While the encoding scheme applies familiar Ethernet encoding schemes, the transport layer is dependent on Time Division Multiplexing (TDM) layer 1 technology. Layer 2 is primarily composed of user plane traffic in digital In-Phase/Quadrature (IQ) data. Beyond IQ data, three channels are available for C&M information: Ethernet, HDLC and Vendor Specific bytes. Finally, there is an allocation for exchanging Layer 1 inband protocol data that is used for link signaling for system startup, and maintenance purposes. Alarm Indication Signal (AIS) and Remote Defect Indication (RDI) belong to the last category of CPRI layer 2 content.

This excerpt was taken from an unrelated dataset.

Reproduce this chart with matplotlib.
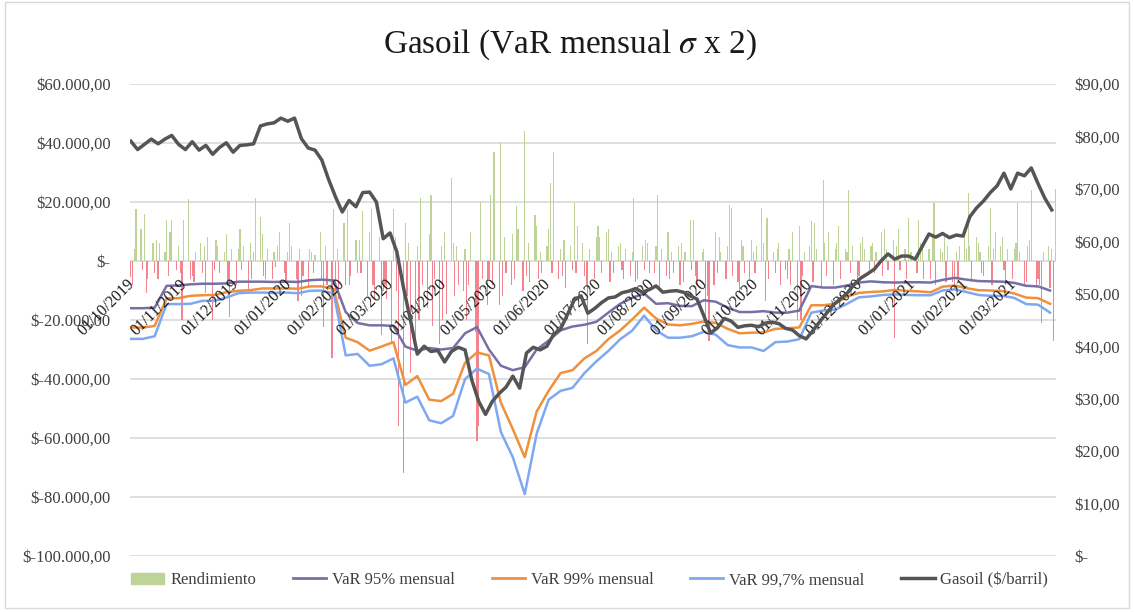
import numpy as np
import pandas as pd
import matplotlib.pyplot as plt
from matplotlib.ticker import FuncFormatter, MultipleLocator
from matplotlib.patches import Patch, Rectangle
from matplotlib.lines import Line2D

plt.rcParams['font.family'] = ['Liberation Serif', 'DejaVu Serif']
plt.rcParams['mathtext.fontset'] = 'stix'

# Rendimiento diario (miles de $), un bloque por mes (dias habiles)
rend_2019_10 = [-5.5, -8, 4, 17.5, 11, -3, 16, -11, -6, 6, -4, 7, -6, 6, 3, 14, -5, 10, 14, -3, 5, -4, -20]
rend_2019_11 = [14, 21, -6, -5, -7, 3, 6, -4, 5, -11, 8, -20, -3, 7, 5, -4, 3, 9, -8, -19, 4]
rend_2019_12 = [-8, 4, 11, -3, 5, -11, 6, -6, 3, 21.5, 15, 9, -5, -6, 4, -6, 3, -2, 5, 10, -4, -7]
rend_2020_01 = [3, 13, 5, -6, -13.5, 4, -12, -5, -9, 4, 3, -4, 2, 10, -6, -22.5, 5, -8, -33, 17.5, -10, 4, -13]
rend_2020_02 = [13, -8, 17.5, -8, -5, 7, -4, 7, -4, 17, -12, 10, 17.5, -8, -13, 8, -25, -10, -8, -13]
rend_2020_03 = [-28, 17.5, 8, -10, -56, -72, 13, -12, 6, -38, -30, 5, -20, 21.5, -8, -16, 9, 22.5, -22, -6, -28, 5]
rend_2020_04 = [-20, 10, -18, 28, 6, -12, 5, -8, -10, 4, -20, -8, 10, -24, -61, -56, 20, -6, -15, -6, 22.5, -8]
rend_2020_05 = [37, -15, 40.5, -12, 8, -4, -8, 9, -6, 18.5, 11, -10, 44, -5, 6, -7, 15.5, 12, -6, 3, -4]
rend_2020_06 = [5, 11, 26.5, -4, 37, -6, 4, -5, 7, -9, 5, -3, 19.5, -4, 12, 6, -5, -8, -28, 4, -6, 8]
rend_2020_07 = [12, 8, -4, 10, 11, -7, 3, -4, 5, 6, -3, -6, 4, -5, 3, 21.5, -7, -6, 5, -3, 7, 6, -4]
rend_2020_08 = [-4, 5, 22.5, -9, 4, -5, 10, -6, 3, -4, 5, -8, 6, -7, 3, 14, -3, 14, -5, -8, 3]
rend_2020_09 = [4, -20, -12, -27, -8, 10, -4, 8, 3, -6, 5, 19, 18, -5, -7, -11, 7, 5, -4, -6, 7, 3]
rend_2020_10 = [-4, 5, 18, 6, -13.5, 14.5, -6, 3, -4, 4, 6, -8, -3, -6, 4, -8, 10, -20, 12, -20, -5, 3]
rend_2020_11 = [5, 13.5, -7, 13, 4, -9, 27.5, 6, -5, 10, -8, 4, 6, 12, -6, 4, 3, 24, -4, 5, -8]
rend_2020_12 = [-5, 6, 8, 4, -3, 5, 6, -4, 3, 10, -5, 11, 4, -3, 7, -26, 5, 11, -3, 4, -6, 14.5, 3]
rend_2021_01 = [3, -4, 14, 6, 5, -6, 4, -6, 8, 19.5, -8, 4, 3, 8, -7, 5, -7, -9, 3, -6, 5]
rend_2021_02 = [9, 4, 23, 5, -7, 8, 6, 3, -4, -5, 5, 18, -8, 4, 10, 5, 8, -3, -8, 4]
rend_2021_03 = [-6, 4, 6, 19.5, 3, -8, -7, 5, 7, 24, -9, -6, -8, -21, 3, 5, -9, 4, -27, 24.5]

# VaR mensual (miles de $), un valor por semana desde 01/10/2019
var95_k = [-16.0, -16.0, -15.8, -8.4, -8.3, -7.9, -7.7, -7.7, -7.6, -7.0,
           -7.0, -7.0, -7.1, -7.0, -7.1, -6.5, -6.3, -6.6, -17.3, -21.0,
           -21.8, -21.8, -22.0, -29.0, -30.4, -29.5, -30.0, -29.5, -24.5, -22.4,
           -30.0, -35.5, -37.0, -36.0, -30.0, -27.0, -23.5, -22.2, -21.6, -20.6,
           -17.5, -14.5, -12.5, -11.0, -14.5, -14.3, -15.2, -15.3, -13.3, -13.8,
           -15.8, -17.3, -17.3, -17.0, -17.5, -17.5, -16.8, -8.5, -9.0, -9.0,
           -8.3, -7.3, -6.9, -7.2, -7.3, -7.2, -7.2, -7.3, -6.4, -5.7,
           -6.3, -6.8, -6.9, -7.0, -7.4, -8.4, -8.6, -10.0]
var99_k = [-22.5, -22.6, -22.0, -12.7, -12.6, -11.8, -11.6, -11.5, -10.6, -10.1,
           -9.9, -9.3, -9.3, -9.3, -9.4, -8.6, -8.6, -9.5, -26.0, -27.5,
           -30.4, -29.0, -27.5, -42.0, -39.0, -47.0, -47.5, -45.0, -34.5, -31.0,
           -32.0, -48.0, -57.0, -66.5, -51.0, -44.0, -38.0, -37.0, -33.0, -30.5,
           -26.5, -23.5, -19.8, -15.8, -19.5, -21.5, -21.8, -21.3, -20.5, -21.0,
           -23.0, -24.5, -24.3, -24.2, -23.0, -22.8, -22.5, -15.0, -15.0, -14.5,
           -12.0, -10.8, -10.5, -10.3, -9.8, -10.1, -10.3, -10.6, -8.7, -8.3,
           -9.2, -9.9, -10.0, -10.2, -11.0, -12.4, -12.6, -14.5]
var997_k = [-26.4, -26.4, -25.5, -14.6, -14.6, -14.5, -13.5, -13.5, -12.4, -10.9,
            -10.7, -10.7, -10.8, -10.7, -10.9, -10.1, -10.0, -11.0, -32.0, -31.5,
            -35.5, -35.0, -33.0, -48.0, -46.0, -54.0, -55.0, -52.5, -40.0, -36.5,
            -38.3, -58.0, -66.5, -79.0, -58.5, -47.0, -44.0, -43.0, -38.0, -34.0,
            -30.5, -26.5, -23.6, -18.5, -23.5, -26.0, -26.0, -25.5, -24.0, -25.0,
            -28.5, -29.3, -29.3, -30.5, -27.5, -27.3, -26.5, -17.5, -16.8, -16.5,
            -14.5, -12.3, -12.0, -11.5, -11.3, -11.5, -11.6, -11.6, -10.0, -9.6,
            -10.5, -11.5, -11.8, -11.8, -12.5, -14.6, -14.8, -17.5]

# Precio del gasoil ($/barril), cada 4 dias desde 01/10/2019
gasoil = [79.1, 77.5, 78.5, 79.5, 78.6, 79.5, 80.2, 78.5, 77.5, 79.0,
          77.4, 78.3, 76.6, 77.9, 78.8, 77.0, 78.3, 78.4, 78.6, 82.0,
          82.4, 82.6, 83.5, 82.9, 83.5, 79.6, 77.8, 77.4, 75.5, 71.8,
          68.5, 65.6, 67.8, 66.6, 69.3, 69.4, 67.5, 60.5, 61.6, 58.0,
          51.0, 45.0, 38.5, 40.0, 39.0, 39.2, 37.0, 39.0, 39.8, 39.3,
          33.5, 29.5, 27.0, 29.5, 31.0, 32.2, 34.3, 32.0, 38.7, 39.8,
          39.3, 40.0, 42.3, 43.3, 46.0, 48.8, 49.6, 46.3, 47.2, 48.3,
          49.2, 49.4, 50.2, 50.5, 51.0, 50.3, 50.8, 51.5, 50.3, 50.5,
          50.6, 50.3, 49.6, 49.0, 45.8, 42.5, 43.5, 45.3, 44.8, 43.6,
          43.9, 44.0, 43.7, 44.4, 44.6, 44.3, 43.4, 43.1, 42.0, 41.4,
          43.0, 44.7, 46.3, 47.9, 49.0, 50.1, 51.7, 53.0, 53.8, 54.7,
          56.3, 57.6, 56.6, 57.2, 57.2, 56.6, 59.0, 61.4, 60.8, 61.5,
          60.7, 61.2, 61.0, 64.7, 66.4, 67.7, 69.3, 70.6, 73.0, 70.0,
          73.0, 72.5, 74.0, 71.0, 68.2, 66.0]

meses = pd.date_range('2019-10-01', '2021-03-01', freq='MS')

rend_k = (rend_2019_10 + rend_2019_11 + rend_2019_12 + rend_2020_01 + rend_2020_02 +
          rend_2020_03 + rend_2020_04 + rend_2020_05 + rend_2020_06 + rend_2020_07 +
          rend_2020_08 + rend_2020_09 + rend_2020_10 + rend_2020_11 + rend_2020_12 +
          rend_2021_01 + rend_2021_02 + rend_2021_03)
dias = pd.bdate_range('2019-10-01', '2021-03-26')
assert len(dias) == len(rend_k), (len(dias), len(rend_k))
rend = np.array(rend_k) * 1000

fechas_var = pd.date_range('2019-10-01', periods=len(var95_k), freq='7D')
fechas_gas = pd.date_range('2019-10-01', periods=len(gasoil), freq='4D')

c_pos = '#BDD398'
c_neg = '#F2838F'
c_95 = '#7670A6'
c_99 = '#F0903C'
c_997 = '#7FA8F2'
c_gas = '#555555'

fig = plt.figure(figsize=(11.34, 6.12), dpi=100)
ax = fig.add_axes([0.1146, 0.0915, 0.8166, 0.7712])
ax2 = ax.twinx()

ax.bar(dias, rend, width=0.7, color=[c_pos if v >= 0 else c_neg for v in rend], zorder=2)
ax.plot(fechas_var, np.array(var95_k) * 1000, color=c_95, lw=1.8, zorder=3)
ax.plot(fechas_var, np.array(var99_k) * 1000, color=c_99, lw=1.8, zorder=3)
ax.plot(fechas_var, np.array(var997_k) * 1000, color=c_997, lw=1.8, zorder=3)
ax2.plot(fechas_gas, gasoil, color=c_gas, lw=2.5, zorder=4)

ax.set_xlim(pd.Timestamp('2019-09-30 12:00'), pd.Timestamp('2021-03-26 12:00'))
ax.set_ylim(-100000, 60000)
ax2.set_ylim(0, 90)
ax.yaxis.set_major_locator(MultipleLocator(20000))
ax2.yaxis.set_major_locator(MultipleLocator(10))


def usd(v, pos=None):
    if abs(v) < 1e-9:
        return '$-'
    s = f'{abs(v):,.2f}'.replace(',', 'X').replace('.', ',').replace('X', '.')
    return ('$-' if v < 0 else '$') + s


ax.yaxis.set_major_formatter(FuncFormatter(usd))
ax2.yaxis.set_major_formatter(FuncFormatter(usd))
ax.tick_params(axis='y', length=0, pad=14, labelsize=12, labelcolor='#404040')
ax2.tick_params(axis='y', length=0, pad=13, labelsize=12, labelcolor='#404040')
ax.grid(axis='y', color='#D9D9D9', lw=1.2, zorder=0)
ax.set_axisbelow(True)
ax.set_xticks([])
for a in (ax, ax2):
    for s in a.spines.values():
        s.set_visible(False)

# etiquetas de fecha sobre el eje cero
for m in meses:
    ax.annotate(m.strftime('%d/%m/%Y'), xy=(m, 0), xytext=(-3, -11), textcoords='offset points',
                rotation=45, rotation_mode='anchor', ha='right', va='top',
                fontsize=11.5, color='#1a1a1a', zorder=5)

fig.text(0.503, 0.927, r'Gasoil (VaR mensual $\sigma$ x 2)', ha='center', va='center',
         fontsize=24, color='#1a1a1a')

handles = [Patch(color=c_pos),
           Line2D([], [], color=c_95, lw=2),
           Line2D([], [], color=c_99, lw=2),
           Line2D([], [], color=c_997, lw=2),
           Line2D([], [], color=c_gas, lw=2.5)]
labels = ['Rendimiento', 'VaR 95% mensual', 'VaR 99% mensual', 'VaR 99,7% mensual',
          'Gasoil ($/barril)']
fig.legend(handles, labels, loc='center', bbox_to_anchor=(0.52, 0.052), ncol=5,
           frameon=False, fontsize=12, handlelength=2.0, handletextpad=0.35,
           columnspacing=2.2, labelcolor='#404040')

fig.patches.append(Rectangle((0.004, 0.006), 0.992, 0.99, transform=fig.transFigure,
                             fill=False, ec='#D9D9D9', lw=1))

fig.savefig('out.png', dpi=100)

The CPRI signal is characterized by hyperframe composed of 256 Basic Frames (BF). Each BF starts with a control word. The remaining part of the BF can be used to carry IQ data. So we have 256 control words that are allocated to different purposes, e.g. synchronization, Ethernet/HDLC C&M channel, or L1 inband protocol. IQ is the main constituent of the hyperframe, and there are various ways of mapping IQ data into the hyperframe.
In summary, CPRI became more important with deployment of 4G/LTE networks and the need to place the RE’s closer to the antenna. It is a TDM-based technology that connects REC/BBU/DU’s and RE/RRH/RRU elements primarily over fiber links. It is a synchronized technology that carries the user, synchronization, and control/management data.